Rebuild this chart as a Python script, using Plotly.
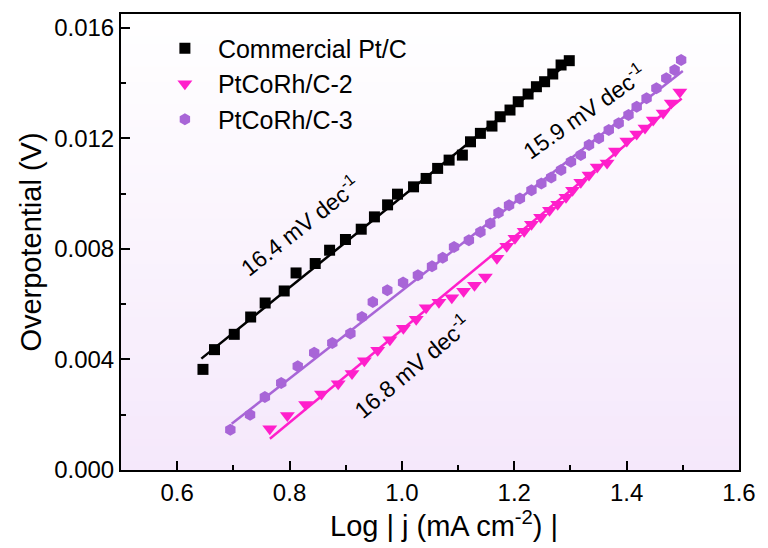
import plotly.graph_objects as go

# ---------------- data ----------------
ptc_x = [0.6459, 0.6664, 0.7016, 0.7308, 0.7566, 0.7905, 0.8116, 0.8457, 0.8713, 0.8995,
         0.9276, 0.9511, 0.9745, 0.9921, 1.0207, 1.0431, 1.0636, 1.0840, 1.1076, 1.1221,
         1.1397, 1.1603, 1.1749, 1.1924, 1.2070, 1.2246, 1.2394, 1.2540, 1.2685, 1.2833, 1.2979]
ptc_y = [0.003641, 0.004355, 0.004909, 0.005536, 0.006043, 0.006478, 0.007130, 0.007471, 0.007953, 0.008340,
         0.008713, 0.009159, 0.009594, 0.009981, 0.010246, 0.010550, 0.010913, 0.011213, 0.011394, 0.011876,
         0.012181, 0.012445, 0.012782, 0.013025, 0.013326, 0.013604, 0.013869, 0.014050, 0.014329, 0.014655, 0.014811]

c2_x = [0.7648, 0.7961, 0.8286, 0.8568, 0.8866, 0.9112, 0.9332, 0.9569, 0.9786, 1.0026,
        1.0255, 1.0431, 1.0659, 1.0888, 1.1098, 1.1292, 1.1485, 1.1691, 1.1866, 1.2012,
        1.2176, 1.2306, 1.2469, 1.2627, 1.2773, 1.2921, 1.3037, 1.3184, 1.3330, 1.3476,
        1.3652, 1.3800, 1.4003, 1.4179, 1.4327, 1.4473, 1.4649, 1.4794, 1.4947]
c2_y = [0.001493, 0.001975, 0.002373, 0.002753, 0.003123, 0.003496, 0.003949, 0.004330, 0.004717, 0.005127,
        0.005453, 0.005869, 0.006069, 0.006232, 0.006467, 0.006684, 0.006985, 0.007662, 0.008097, 0.008387,
        0.008641, 0.008894, 0.009148, 0.009402, 0.009619, 0.009873, 0.010126, 0.010416, 0.010670, 0.010960,
        0.011105, 0.011539, 0.011902, 0.012155, 0.012372, 0.012663, 0.012916, 0.013278, 0.013677]

c3_x = [0.6946, 0.7297, 0.7561, 0.7852, 0.8146, 0.8439, 0.8761, 0.9083, 0.9288, 0.9482,
        0.9740, 1.0021, 1.0285, 1.0536, 1.0726, 1.0928, 1.1192, 1.1397, 1.1573, 1.1719,
        1.1907, 1.2100, 1.2306, 1.2482, 1.2657, 1.2833, 1.3009, 1.3184, 1.3330, 1.3506,
        1.3682, 1.3858, 1.4033, 1.4179, 1.4355, 1.4530, 1.4706, 1.4854, 1.4970]
c3_y = [0.001456, 0.002000, 0.002638, 0.003145, 0.003750, 0.004246, 0.004594, 0.004935, 0.005536, 0.006079,
        0.006503, 0.006782, 0.007047, 0.007373, 0.007681, 0.008072, 0.008315, 0.008616, 0.008920, 0.009304,
        0.009583, 0.009826, 0.010126, 0.010369, 0.010587, 0.010851, 0.011152, 0.011394, 0.011757, 0.012000,
        0.012300, 0.012543, 0.012844, 0.013144, 0.013449, 0.013811, 0.014173, 0.014474, 0.014836]

# Tafel fit lines (end points)
fit_ptc_x = [0.643, 1.300]
fit_ptc_y = [0.00403, 0.01480]
fit_c2_x = [0.765, 1.498]
fit_c2_y = [0.00113, 0.01344]
fit_c3_x = [0.697, 1.500]
fit_c3_y = [0.00167, 0.01444]

names = ["Commercial Pt/C", "PtCoRh/C-2", "PtCoRh/C-3"]
slope_labels = ["16.4 mV dec<sup>-1</sup>", "16.8 mV dec<sup>-1</sup>", "15.9 mV dec<sup>-1</sup>"]
label_pos_x = [0.8190, 1.0180, 1.3240]
label_pos_y = [0.008850, 0.003760, 0.012990]
label_angle = [-38, -40, -35]

x_ticks = [0.6, 0.8, 1.0, 1.2, 1.4, 1.6]
y_ticks = [0.000, 0.004, 0.008, 0.012, 0.016]
x_title = "Log | j (mA cm<sup>-2</sup>) |"
y_title = "Overpotential (V)"

# ---------------- style ----------------
FONT = "Liberation Sans, Arial, sans-serif"
BLACK = "#000000"
PINK = "#FF1FCB"
PURPLE = "#A865D7"

fig = go.Figure()

# gradient background of the plot area
n = 60
top = (255, 255, 255)
bot = (245, 232, 251)
for i in range(n):
    t = (i + 0.5) / n
    c = tuple(int(round(top[k] + (bot[k] - top[k]) * t)) for k in range(3))
    fig.add_shape(type="rect", xref="paper", yref="paper",
                  x0=0, x1=1, y0=1 - (i + 1) / n, y1=1 - i / n + 0.002,
                  fillcolor="rgb(%d,%d,%d)" % c, line=dict(width=0), layer="below")

# fit lines
for fx, fy, col in [(fit_ptc_x, fit_ptc_y, BLACK), (fit_c2_x, fit_c2_y, PINK), (fit_c3_x, fit_c3_y, PURPLE)]:
    fig.add_trace(go.Scatter(x=fx, y=fy, mode="lines", line=dict(color=col, width=2.5),
                             showlegend=False, hoverinfo="skip"))

fig.add_trace(go.Scatter(x=ptc_x, y=ptc_y, mode="markers", name=names[0],
                         marker=dict(symbol="square", size=11, color=BLACK)))
fig.add_trace(go.Scatter(x=c2_x, y=c2_y, mode="markers", name=names[1],
                         marker=dict(symbol="triangle-down", size=13, color=PINK)))
fig.add_trace(go.Scatter(x=c3_x, y=c3_y, mode="markers", name=names[2],
                         marker=dict(symbol="hexagon", size=12, color=PURPLE)))

for txt, ax_, ay_, ang in zip(slope_labels, label_pos_x, label_pos_y, label_angle):
    fig.add_annotation(x=ax_, y=ay_, xref="x", yref="y", text=txt, showarrow=False,
                       textangle=ang, font=dict(family=FONT, size=23, color="black"))

# x axis title (placed slightly right of centre, as in the reference)
fig.add_annotation(x=0.522, y=-0.118, xref="paper", yref="paper", text=x_title,
                   showarrow=False, xanchor="center", yanchor="middle",
                   font=dict(family=FONT, size=29, color="black"))

axis_common = dict(showline=True, linewidth=2, linecolor="black", mirror=True,
                   ticks="inside", tickwidth=2, tickcolor="black", ticklen=9,
                   showgrid=False, zeroline=False,
                   tickfont=dict(family=FONT, size=24, color="black"))

fig.update_xaxes(range=[0.5, 1.6], tickvals=x_ticks, tickformat=".1f",
                 minor=dict(dtick=0.1, tick0=0.5, ticks="inside", ticklen=5, tickwidth=2, tickcolor="black"),
                 **axis_common)
fig.update_yaxes(range=[0, 0.0165], tickvals=y_ticks, tickformat=".3f",
                 minor=dict(dtick=0.002, tick0=0, ticks="inside", ticklen=5, tickwidth=2, tickcolor="black"),
                 title=dict(text=y_title, font=dict(family=FONT, size=29, color="black"),
                            standoff=4),
                 **axis_common)

fig.update_layout(
    width=768, height=548,
    margin=dict(l=121, r=21, t=14, b=78),
    paper_bgcolor="white", plot_bgcolor="white",
    showlegend=True,
    legend=dict(x=0.050, y=0.975, xanchor="left", yanchor="top",
                bgcolor="rgba(0,0,0,0)", borderwidth=0,
                font=dict(family=FONT, size=25, color="black"),
                tracegroupgap=0, itemwidth=56),
)

fig.write_html("out.html")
•••
#### Task instructions
Write out nothing but the lines from the start of the data through the line with "0.012916, 0.013278, 0.013677]". Leave out the pictures.

#### Final result
Rebuild this chart as a Python script, using Plotly.
import plotly.graph_objects as go

# ---------------- data ----------------
ptc_x = [0.6459, 0.6664, 0.7016, 0.7308, 0.7566, 0.7905, 0.8116, 0.8457, 0.8713, 0.8995,
         0.9276, 0.9511, 0.9745, 0.9921, 1.0207, 1.0431, 1.0636, 1.0840, 1.1076, 1.1221,
         1.1397, 1.1603, 1.1749, 1.1924, 1.2070, 1.2246, 1.2394, 1.2540, 1.2685, 1.2833, 1.2979]
ptc_y = [0.003641, 0.004355, 0.004909, 0.005536, 0.006043, 0.006478, 0.007130, 0.007471, 0.007953, 0.008340,
         0.008713, 0.009159, 0.009594, 0.009981, 0.010246, 0.010550, 0.010913, 0.011213, 0.011394, 0.011876,
         0.012181, 0.012445, 0.012782, 0.013025, 0.013326, 0.013604, 0.013869, 0.014050, 0.014329, 0.014655, 0.014811]

c2_x = [0.7648, 0.7961, 0.8286, 0.8568, 0.8866, 0.9112, 0.9332, 0.9569, 0.9786, 1.0026,
        1.0255, 1.0431, 1.0659, 1.0888, 1.1098, 1.1292, 1.1485, 1.1691, 1.1866, 1.2012,
        1.2176, 1.2306, 1.2469, 1.2627, 1.2773, 1.2921, 1.3037, 1.3184, 1.3330, 1.3476,
        1.3652, 1.3800, 1.4003, 1.4179, 1.4327, 1.4473, 1.4649, 1.4794, 1.4947]
c2_y = [0.001493, 0.001975, 0.002373, 0.002753, 0.003123, 0.003496, 0.003949, 0.004330, 0.004717, 0.005127,
        0.005453, 0.005869, 0.006069, 0.006232, 0.006467, 0.006684, 0.006985, 0.007662, 0.008097, 0.008387,
        0.008641, 0.008894, 0.009148, 0.009402, 0.009619, 0.009873, 0.010126, 0.010416, 0.010670, 0.010960,
        0.011105, 0.011539, 0.011902, 0.012155, 0.012372, 0.012663, 0.012916, 0.013278, 0.013677]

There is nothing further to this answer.